Parallel to these events, Creative Commons licenses, a set of recommendations intended to foster sharing in the digital world, became increasingly popular, and many novel publishing initiatives took advantage of them for promoting open access to scientific literature.
At the same time, more and more government agencies started to demand that the benefactors of their funding should provide their publication results openly within a certain period of time. So, if research was not published originally in an open-access journal (golden road) it should be eventually uploaded in an institutional repository (green road). Furthermore, preprints, an already common practice in Physical Sciences, started to become widespread in Biosciences after the creation of portals such as BioRxiv.

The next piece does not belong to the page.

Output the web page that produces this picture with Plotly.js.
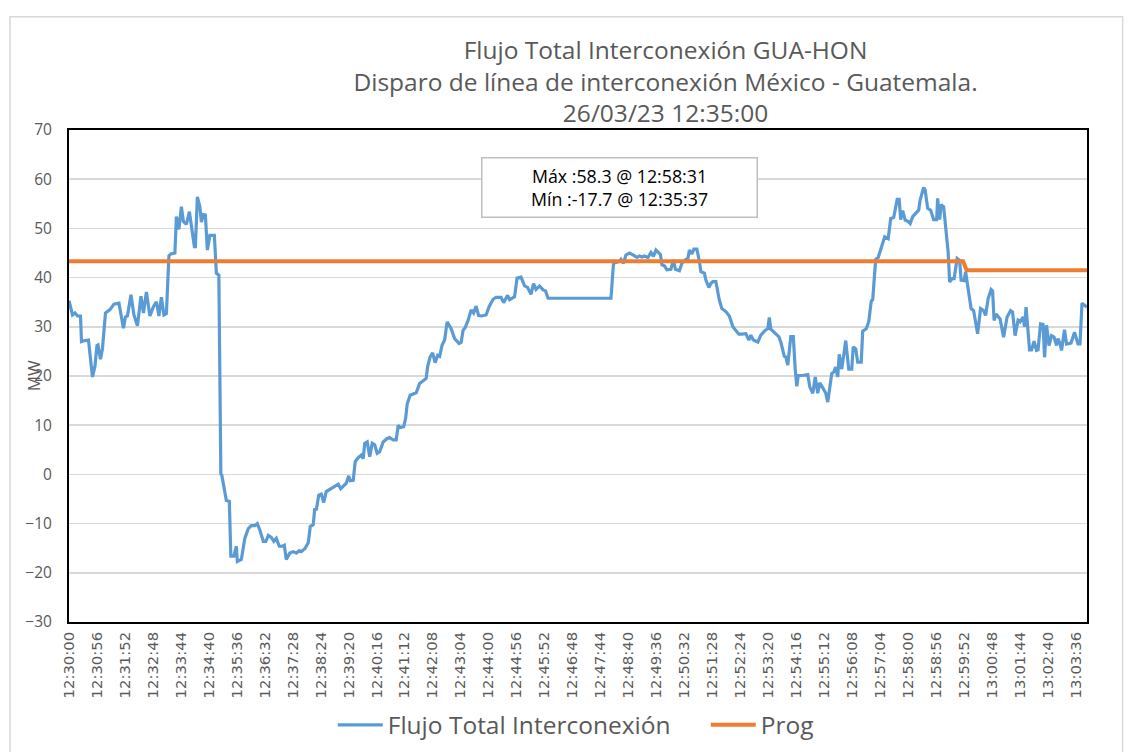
<!DOCTYPE html>
<html>
<head>
<meta charset="utf-8">
<script src="https://cdn.plot.ly/plotly-3.0.1.min.js"></script>
<style>html,body{margin:0;padding:0;background:#fff;}#chart{width:1128px;height:752px;}</style>
</head>
<body>
<div id="chart"></div>
<script>
// Seconds after 12:30:00
const flowT = [0,7,12,17,23,25,32,39,47,52,56,58,63,67,73,82,90,100,109,113,117,124,130,137,144,149,155,162,169,175,180,185,190,195,200,204,212,215,220,225,229,235,241,245,251,253,257,262,265,269,273,277,282,291,295,300,304,306,315,321,324,330,335,337,341,345,352,359,365,372,377,382,389,394,399,405,410,415,421,427,431,435,442,449,455,461,465,472,479,483,489,492,495,500,505,510,515,525,534,539,544,551,555,560,563,569,573,579,585,589,592,597,602,607,612,617,622,629,637,642,649,655,659,662,670,674,677,683,695,702,710,715,718,723,728,733,738,742,747,752,757,765,772,781,785,789,793,799,805,810,815,820,826,835,841,849,855,865,870,875,878,882,887,892,897,905,912,918,925,930,935,942,949,954,959,1085,1090,1095,1102,1105,1110,1115,1122,1129,1137,1142,1147,1152,1159,1165,1170,1175,1181,1184,1187,1192,1197,1205,1210,1214,1222,1227,1234,1239,1242,1247,1251,1257,1262,1265,1272,1275,1281,1285,1289,1295,1302,1307,1315,1322,1329,1334,1341,1347,1355,1361,1365,1370,1379,1385,1394,1399,1402,1405,1410,1415,1421,1425,1432,1435,1439,1445,1450,1454,1457,1460,1469,1479,1483,1489,1494,1499,1503,1509,1515,1519,1523,1527,1531,1535,1539,1542,1547,1555,1561,1567,1570,1575,1579,1586,1589,1596,1601,1606,1609,1615,1620,1626,1633,1640,1645,1651,1658,1662,1665,1669,1674,1680,1684,1689,1696,1701,1704,1711,1714,1719,1725,1731,1737,1739,1743,1746,1751,1757,1760,1763,1768,1772,1778,1783,1786,1792,1795,1798,1804,1806,1811,1819,1825,1831,1835,1840,1846,1849,1852,1856,1864,1871,1878,1885,1889,1894,1900,1904,1910,1913,1916,1919,1923,1927,1932,1937,1940,1945,1950,1953,1957,1962,1967,1972,1977,1980,1984,1987,1993,1997,2006,2013,2020,2024,2028,2033,2038];
const flowV = [35.3,32.4,32.8,32.2,32.2,27.0,27.2,27.3,19.8,22.0,26.2,26.3,23.4,25.6,32.8,33.5,34.6,34.8,29.7,32.0,32.2,36.5,32.4,30.2,36.2,32.8,37.1,32.2,34.1,35.1,32.2,36.0,32.4,32.7,44.4,44.8,45.0,52.4,49.8,54.4,51.4,50.8,53.4,50.4,46.3,46.3,56.4,54.4,51.3,52.8,52.7,45.6,48.6,48.6,40.9,40.5,0.1,-0.2,-5.3,-5.5,-16.6,-16.6,-14.6,-17.7,-17.4,-17.3,-13.0,-11.0,-10.4,-10.4,-10.0,-11.3,-13.6,-13.6,-12.4,-12.8,-13.6,-13.0,-14.6,-14.6,-14.4,-17.3,-16.0,-15.7,-16.0,-15.5,-15.7,-15.1,-13.9,-10.6,-10.2,-6.9,-7.3,-4.2,-4.0,-5.7,-3.5,-2.9,-2.2,-2.0,-2.9,-2.2,-1.8,-0.3,-1.3,-1.2,2.6,3.4,3.9,3.2,6.3,6.6,3.6,6.3,6.0,4.3,4.6,6.6,7.3,7.5,7.0,7.0,10.0,9.5,9.7,11.4,14.3,16.1,16.6,18.5,19.0,19.5,21.9,23.9,24.7,22.7,24.2,24.0,26.3,27.3,31.0,29.6,27.6,26.6,26.8,29.3,29.8,31.3,33.4,32.8,34.2,32.3,32.2,32.4,34.1,35.6,36.0,36.0,34.9,36.0,36.4,35.5,35.8,36.1,39.9,40.1,38.3,38.0,36.6,38.8,37.6,38.3,37.5,37.3,35.8,35.8,42.9,43.1,43.3,43.7,42.9,44.6,45.0,44.6,44.1,44.4,44.2,44.4,44.1,45.1,44.3,45.6,44.9,44.7,42.6,42.4,41.6,41.7,43.6,41.7,41.4,42.9,43.6,43.9,45.6,44.8,45.8,45.8,43.3,41.2,40.9,39.5,38.0,38.8,39.2,39.2,35.4,33.7,33.1,32.2,30.0,29.3,28.5,28.5,28.6,27.3,28.3,27.3,26.9,28.3,29.3,29.6,31.9,29.5,29.0,28.6,28.0,26.9,24.0,23.9,22.2,28.0,28.0,21.2,17.9,20.1,20.1,20.3,17.8,16.5,19.8,16.5,18.6,17.6,16.5,14.7,18.1,20.5,20.8,21.8,19.8,24.4,21.4,27.2,21.4,21.4,25.9,25.5,22.8,22.8,29.1,29.6,31.0,35.2,35.5,43.7,44.1,46.3,48.3,47.9,52.0,52.2,55.9,55.9,51.8,53.6,51.7,51.4,51.0,52.4,53.1,53.7,55.8,58.3,57.8,54.1,53.7,51.8,51.8,56.1,51.8,54.8,54.4,47.6,45.2,39.1,39.8,39.8,43.9,43.5,39.5,39.4,41.2,39.1,34.4,33.7,33.3,28.6,33.7,33.3,32.3,35.7,37.6,37.3,31.3,32.6,31.6,27.9,32.0,33.3,33.0,28.2,31.3,31.0,32.0,30.0,34.0,29.9,25.3,25.3,27.1,25.2,25.3,30.6,30.5,23.8,30.3,26.2,28.2,27.9,26.2,27.6,26.6,25.2,29.4,26.5,26.7,28.9,26.5,26.5,34.8,34.4,34.0];
// Programmed flow (Prog)
const progT = [0,1790,1797,2038];
const progV = [43.3,43.3,41.5,41.5];
// Category labels shown on the x axis (one every 56 s)
const tickLabels = ["12:30:00","12:30:56","12:31:52","12:32:48","12:33:44","12:34:40","12:35:36","12:36:32","12:37:28","12:38:24","12:39:20","12:40:16","12:41:12","12:42:08","12:43:04","12:44:00","12:44:56","12:45:52","12:46:48","12:47:44","12:48:40","12:49:36","12:50:32","12:51:28","12:52:24","12:53:20","12:54:16","12:55:12","12:56:08","12:57:04","12:58:00","12:58:56","12:59:52","13:00:48","13:01:44","13:02:40","13:03:36"];
const tickStep = 56;
const yTicks = [-30,-20,-10,0,10,20,30,40,50,60,70];
const titleLines = ["Flujo Total Interconexión GUA-HON","Disparo de línea de interconexión México - Guatemala.","26/03/23 12:35:00"];
const statsText = ["Máx :58.3 @ 12:58:31","Mín :-17.7 @ 12:35:37"];

const txtFont = "'Open Sans', 'Noto Sans', sans-serif";

const traces = [
  {x: flowT, y: flowV, type: 'scatter', mode: 'lines', name: 'Flujo Total Interconexión',
   line: {color: '#5B9BD5', width: 3.2}},
  {x: progT, y: progV, type: 'scatter', mode: 'lines', name: 'Prog',
   line: {color: '#ED7D31', width: 4}}
];

const layout = {
  width: 1128, height: 752,
  margin: {l: 69, r: 41, t: 130, b: 130, autoexpand: false},
  paper_bgcolor: '#ffffff', plot_bgcolor: '#ffffff',
  font: {family: txtFont, color: '#595959'},
  title: {text: titleLines.join('<br>'), x: 0.59, xanchor: 'center', y: 0.922, yanchor: 'top',
          font: {size: 24.5, color: '#595959', family: txtFont}},
  showlegend: true,
  legend: {orientation: 'h', xref: 'container', yref: 'container',
           x: 0.295, xanchor: 'left', y: 0.036, yanchor: 'middle',
           entrywidth: 313, entrywidthmode: 'pixels', itemwidth: 45,
           font: {size: 24.5, color: '#595959', family: txtFont}, traceorder: 'normal'},
  xaxis: {
    range: [0, flowT[flowT.length - 1]], showgrid: false, zeroline: false, automargin: false,
    tickmode: 'array', tickvals: tickLabels.map((_, i) => i * tickStep), ticktext: tickLabels,
    tickangle: -90, tickfont: {family: "'DejaVu Sans', sans-serif", size: 14.8, color: '#595959'},
    ticks: '', ticklabelstandoff: 2, showline: true, linecolor: '#000', linewidth: 2, mirror: true
  },
  yaxis: {
    range: [-30, 70], tickmode: 'array', tickvals: yTicks, ticks: '', automargin: false,
    showgrid: true, gridcolor: '#d9d9d9', gridwidth: 1.5, zeroline: false,
    showline: true, linecolor: '#000', linewidth: 2, mirror: true,
    tickfont: {family: txtFont, size: 15.5, color: '#595959'}, ticklabelstandoff: 12
  },
  shapes: [
    {type: 'rect', xref: 'paper', yref: 'paper', x0: -0.058, x1: 1.035, y0: -0.27, y1: 1.23,
     line: {color: '#d9d9d9', width: 1.5}, fillcolor: 'rgba(0,0,0,0)', layer: 'below'}
  ],
  annotations: [
    {xref: 'paper', yref: 'paper', x: -0.035, y: 0.5, xanchor: 'center', yanchor: 'middle',
     text: 'MW', textangle: -90, showarrow: false,
     font: {family: txtFont, size: 17, color: '#595959'}},
    {xref: 'paper', yref: 'paper', x: 0.541, y: 0.884, xanchor: 'center', yanchor: 'middle',
     text: statsText.join('<br>'), showarrow: false, align: 'center',
     font: {family: txtFont, size: 17.8, color: '#000'},
     bgcolor: '#ffffff', bordercolor: '#bfbfbf', borderwidth: 1.5, borderpad: 3, width: 268, height: 52}
  ]
};

Plotly.newPlot('chart', traces, layout, {displayModeBar: false, staticPlot: true});
</script>
</body>
</html>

However, despite the bloom of Open-Access (OA) journals and the introduction of a more favouring legislation, there are still strong concerns regarding the future of open access in science. This is mostly due to the fact that the publishing sector is effectively controlled by very few parties, which often provide pay walled content. A reaction to this situation is evidenced by initiatives such as Sci-Hub, which is defiantly providing free-access to those restricted articles.
In any case, there is more to Open Science than Open Access. We could highlight at least two other major facets: Open Data and Open Methodology. These are the indispensable two pilars for making reproducibility in modern science actually possible. In general terms, they may be the initial and raw data (straight from machines or sensors) or the final outcomes such as chart images or spreadsheets. The recent data flood has made necessary the birth of established public open repositories (e.g. Sequence Read Archive or the European Variant Archive) so researchers could freely reuse and review existing material.
It is also a common requirement from these repositories that data must be available in an open format, so other researchers may process them with different tools or versions than the ones originally used. This latter aspect is intimately associated to Open Source, which is also essential for ensuring a reproducible methodology. As a consequence, an increasing number of journals are requiring submitters to provide both data and program code so reviewers may assess by themselves that results are those that are claimed to be.
The present challenge is how to transfer those good practices -which originated in the software engineering world and later permeated into computational sciences- to the wide scientific community, where subject systems may be far less controllable (e.g., organisms or population samples). In order to help on this, there is an increasing effort in training scientists on technologies such as control version systems (e.g. GitHub), wikis or digital lab notebooks. All these kind of systems can enable collaboration of several different parties in an open and traceable way.
Even though there are some practices in everyday scientific activity, such as peer review, that are still under experimentation within the open umbrella, hopefully we may expect that in the future more and more of the key points we commented above will be just taken for granted. At that stage we might not even need to distinguish Open Science from simply SCIENCE anymore.